The first thing Martha Naranjo, 22, noticed when she started Academy for College Excellence (ACE) was that it wasn’t going to be an experience she could just “get through.” She wasn’t going to able to stay quiet in the back row and kill time.

“I thought it was going to be the same as high school,” Naranjo says. “I was just trying to mind my own business.”

Naranjo, who started drinking in high school, was eventually moved to an alternative school for troubled teens where teachers told her they were just “babysitting” students until they graduated. Her drug use escalated. 

“I started giving up on everything,” she says. “People thought I was part of a gang. It was everywhere. I just started caring less.” After high school, she was living at home and her older sister, who had completed the ACE program, convinced her to enroll. “I told her I wasn’t going to make it.”

Instead, Naranjo sensed something new in the classroom. “Something woke me up,” she says. “And I liked it. Diego [Navarro] was very supportive and listened. I noticed he looked out for different skills for everybody. It felt nice. He said, ‘Do you know you write well?’ He kind of gives you that look like you could do it. He said that sometimes you just need to hear it from somebody else.”

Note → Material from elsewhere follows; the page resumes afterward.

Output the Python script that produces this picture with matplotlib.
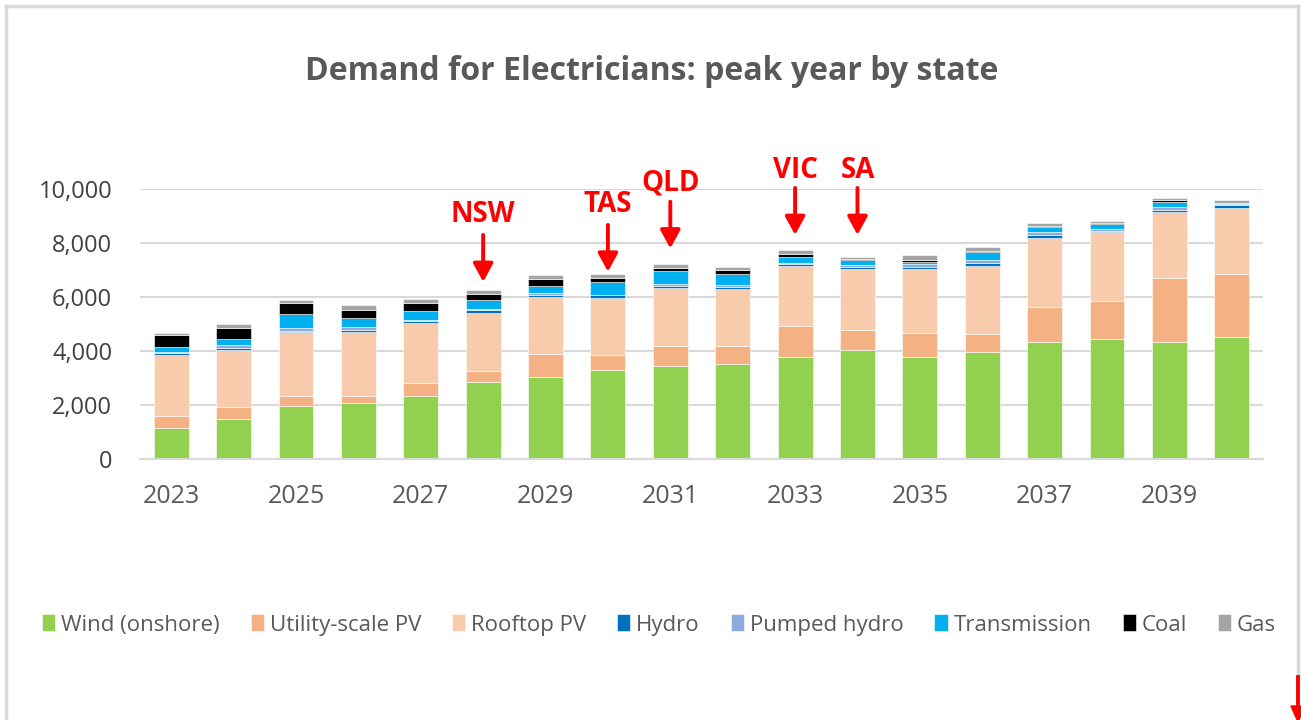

Martha got straight A’s in the program. She learned leadership skills and the ways of learning that worked best for her.  “I don’t know why or how but in that short period of time I felt like staying in school. I actually felt like I was someone. Everybody was supportive and groups brought us together. My mom said, ‘I see something different in you.’”

Martha sees choices now.  “I like to write but I also like to make pastries. Social work has always been my main interest.”
 
In the spring of 2008, Martha earned her associate arts degree and in September she transferred to San Jose State University to study sociology. She works part-time with the California Mini-Corps Program, a corps of college students with a rural migrant background who work as teaching assistants in migrant-impacted schools.

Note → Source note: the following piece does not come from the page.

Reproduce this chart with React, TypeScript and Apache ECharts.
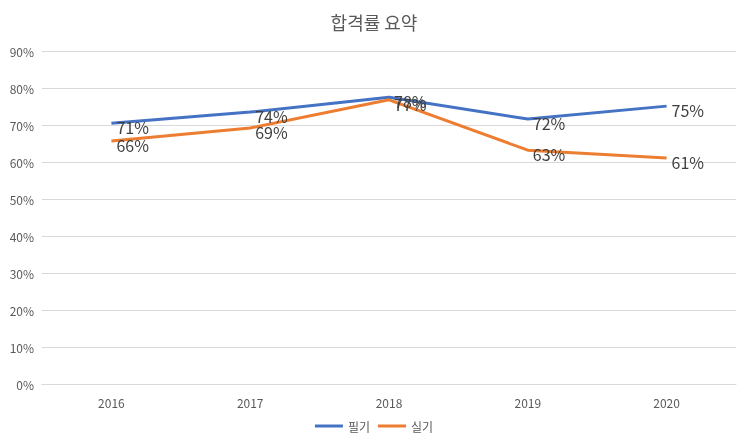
import { useEffect, useRef } from 'react'
import * as echarts from 'echarts'

const years = ['2016', '2017', '2018', '2019', '2020']
const written = [70.5, 73.5, 77.5, 71.6, 75.1]
const practical = [65.7, 69.2, 76.8, 63.2, 61.1]

export default function App() {
  const chartRef = useRef<HTMLDivElement>(null)

  useEffect(() => {
    if (!chartRef.current) return
    const chart = echarts.init(chartRef.current, null, { renderer: 'svg' })
    const font = '"Noto Sans CJK KR", "Noto Sans", sans-serif'
    const label = {
      show: true,
      position: 'right',
      offset: [0, 4],
      fontSize: 16,
      color: '#404040',
      fontFamily: font,
      formatter: (p: any) => `${Math.round(p.value)}%`
    }
    chart.setOption({
      animation: false,
      textStyle: { fontFamily: font },
      title: {
        text: '합격률 요약',
        left: 'center',
        top: 8,
        textStyle: { fontSize: 18, fontWeight: 'normal', color: '#595959' }
      },
      legend: {
        bottom: 4,
        itemWidth: 28,
        itemHeight: 3,
        icon: 'rect',
        textStyle: { fontSize: 12, color: '#595959' },
        data: ['필기', '실기']
      },
      grid: { left: 42, right: 12, top: 51, bottom: 57 },
      xAxis: {
        type: 'category',
        data: years,
        axisTick: { show: false },
        axisLine: { lineStyle: { color: '#d9d9d9' } },
        axisLabel: { color: '#595959', fontSize: 12, margin: 12 }
      },
      yAxis: {
        type: 'value',
        min: 0,
        max: 90,
        interval: 10,
        axisLabel: { color: '#595959', fontSize: 12, formatter: '{value}%' },
        splitLine: { lineStyle: { color: '#d9d9d9' } }
      },
      series: [
        {
          name: '필기',
          type: 'line',
          data: written,
          symbol: 'circle',
          symbolSize: 0,
          showSymbol: true,
          lineStyle: { width: 3, color: '#4472c4' },
          itemStyle: { color: '#4472c4' },
          label
        },
        {
          name: '실기',
          type: 'line',
          data: practical,
          symbol: 'circle',
          symbolSize: 0,
          showSymbol: true,
          lineStyle: { width: 3, color: '#ed7d31' },
          itemStyle: { color: '#ed7d31' },
          label
        }
      ]
    })
    return () => chart.dispose()
  }, [])

  return (
    <div
      ref={chartRef}
      style={{ position: 'fixed', left: 0, top: 0, width: '748px', height: '441px' }}
    />
  )
}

“The foundation from ACE helped me become a successful student,” Martha says. “It’s a little more challenging [at San Jose State]. That’s when I remember that I am the only one that’s helped me and I need to take the initiative to do things myself. 

In her first semester, Martha says it feels like a new beginning. “I’m new to everything. There are a lot of changes going on and it’s nice. I learned how to deal effectively with change. That’s one of the main things. It’s a hard one. I feel like I have the skills to be successful. I’m envisioning myself and my goal. I’m not getting side-tracked.”